-------- DATA --------

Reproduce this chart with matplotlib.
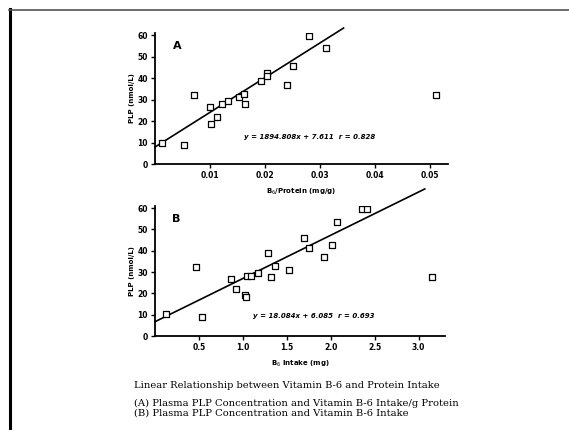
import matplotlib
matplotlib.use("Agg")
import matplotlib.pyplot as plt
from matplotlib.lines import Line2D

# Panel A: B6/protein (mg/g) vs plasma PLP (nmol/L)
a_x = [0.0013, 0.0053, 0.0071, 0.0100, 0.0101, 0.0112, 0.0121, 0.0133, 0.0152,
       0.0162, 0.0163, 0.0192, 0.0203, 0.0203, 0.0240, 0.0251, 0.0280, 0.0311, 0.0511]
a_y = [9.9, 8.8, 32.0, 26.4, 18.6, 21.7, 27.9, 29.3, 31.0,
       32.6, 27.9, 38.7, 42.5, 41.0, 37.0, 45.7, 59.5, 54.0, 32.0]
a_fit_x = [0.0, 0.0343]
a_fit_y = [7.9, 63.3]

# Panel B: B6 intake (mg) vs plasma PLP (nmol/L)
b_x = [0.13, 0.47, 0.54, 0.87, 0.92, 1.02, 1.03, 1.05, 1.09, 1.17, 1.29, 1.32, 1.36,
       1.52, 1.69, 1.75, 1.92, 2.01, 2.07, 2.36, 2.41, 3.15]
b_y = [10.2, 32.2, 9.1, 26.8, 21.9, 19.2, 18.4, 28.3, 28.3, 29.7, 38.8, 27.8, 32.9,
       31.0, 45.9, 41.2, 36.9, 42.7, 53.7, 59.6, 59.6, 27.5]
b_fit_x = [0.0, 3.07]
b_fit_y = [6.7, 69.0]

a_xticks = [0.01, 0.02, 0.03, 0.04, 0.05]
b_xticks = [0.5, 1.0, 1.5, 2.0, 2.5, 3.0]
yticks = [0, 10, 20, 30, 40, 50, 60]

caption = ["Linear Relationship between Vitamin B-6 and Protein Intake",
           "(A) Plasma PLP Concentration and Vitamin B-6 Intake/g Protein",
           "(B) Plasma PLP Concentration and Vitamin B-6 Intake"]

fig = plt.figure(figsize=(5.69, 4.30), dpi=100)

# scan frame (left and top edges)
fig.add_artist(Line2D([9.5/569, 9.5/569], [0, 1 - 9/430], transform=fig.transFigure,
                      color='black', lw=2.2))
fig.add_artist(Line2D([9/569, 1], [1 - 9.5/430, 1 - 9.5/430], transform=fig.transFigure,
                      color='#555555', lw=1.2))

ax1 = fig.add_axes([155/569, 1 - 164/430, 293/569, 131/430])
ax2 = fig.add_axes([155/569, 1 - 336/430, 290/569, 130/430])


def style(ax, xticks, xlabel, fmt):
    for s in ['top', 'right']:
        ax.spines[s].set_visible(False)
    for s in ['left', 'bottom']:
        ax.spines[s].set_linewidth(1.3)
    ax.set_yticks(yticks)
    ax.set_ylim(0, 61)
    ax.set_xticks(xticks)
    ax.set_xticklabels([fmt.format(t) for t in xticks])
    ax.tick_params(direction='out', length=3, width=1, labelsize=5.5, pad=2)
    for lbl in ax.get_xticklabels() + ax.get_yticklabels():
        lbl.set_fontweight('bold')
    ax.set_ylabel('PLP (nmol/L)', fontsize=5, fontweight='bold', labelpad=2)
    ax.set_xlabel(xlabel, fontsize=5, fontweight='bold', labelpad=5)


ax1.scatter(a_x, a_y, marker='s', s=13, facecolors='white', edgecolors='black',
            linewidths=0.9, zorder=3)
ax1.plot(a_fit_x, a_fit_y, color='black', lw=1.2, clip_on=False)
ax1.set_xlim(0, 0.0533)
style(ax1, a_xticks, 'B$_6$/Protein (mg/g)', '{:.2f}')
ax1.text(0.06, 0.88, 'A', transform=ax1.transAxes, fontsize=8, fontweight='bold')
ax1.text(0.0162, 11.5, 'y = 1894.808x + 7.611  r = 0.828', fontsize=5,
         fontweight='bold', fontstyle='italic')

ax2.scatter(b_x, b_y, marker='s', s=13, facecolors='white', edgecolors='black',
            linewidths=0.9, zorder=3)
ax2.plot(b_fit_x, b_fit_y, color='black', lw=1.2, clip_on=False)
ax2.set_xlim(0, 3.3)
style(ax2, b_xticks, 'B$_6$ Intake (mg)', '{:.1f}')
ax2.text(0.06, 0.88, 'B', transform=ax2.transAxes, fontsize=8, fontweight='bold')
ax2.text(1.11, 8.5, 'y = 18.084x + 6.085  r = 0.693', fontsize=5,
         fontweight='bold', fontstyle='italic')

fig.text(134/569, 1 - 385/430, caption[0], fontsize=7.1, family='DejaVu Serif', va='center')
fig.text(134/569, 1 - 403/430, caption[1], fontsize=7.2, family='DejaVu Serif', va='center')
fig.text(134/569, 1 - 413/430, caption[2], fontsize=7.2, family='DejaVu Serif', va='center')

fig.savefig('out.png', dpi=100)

--------

### WHAT THE TASK REQUIRES
Leave out the pictures and repeat exactly the lines from the start of the material through the line that contains "from matplotlib.lines import Line2D", both included.

### TASK OUTPUT
Reproduce this chart with matplotlib.
import matplotlib
matplotlib.use("Agg")
import matplotlib.pyplot as plt
from matplotlib.lines import Line2D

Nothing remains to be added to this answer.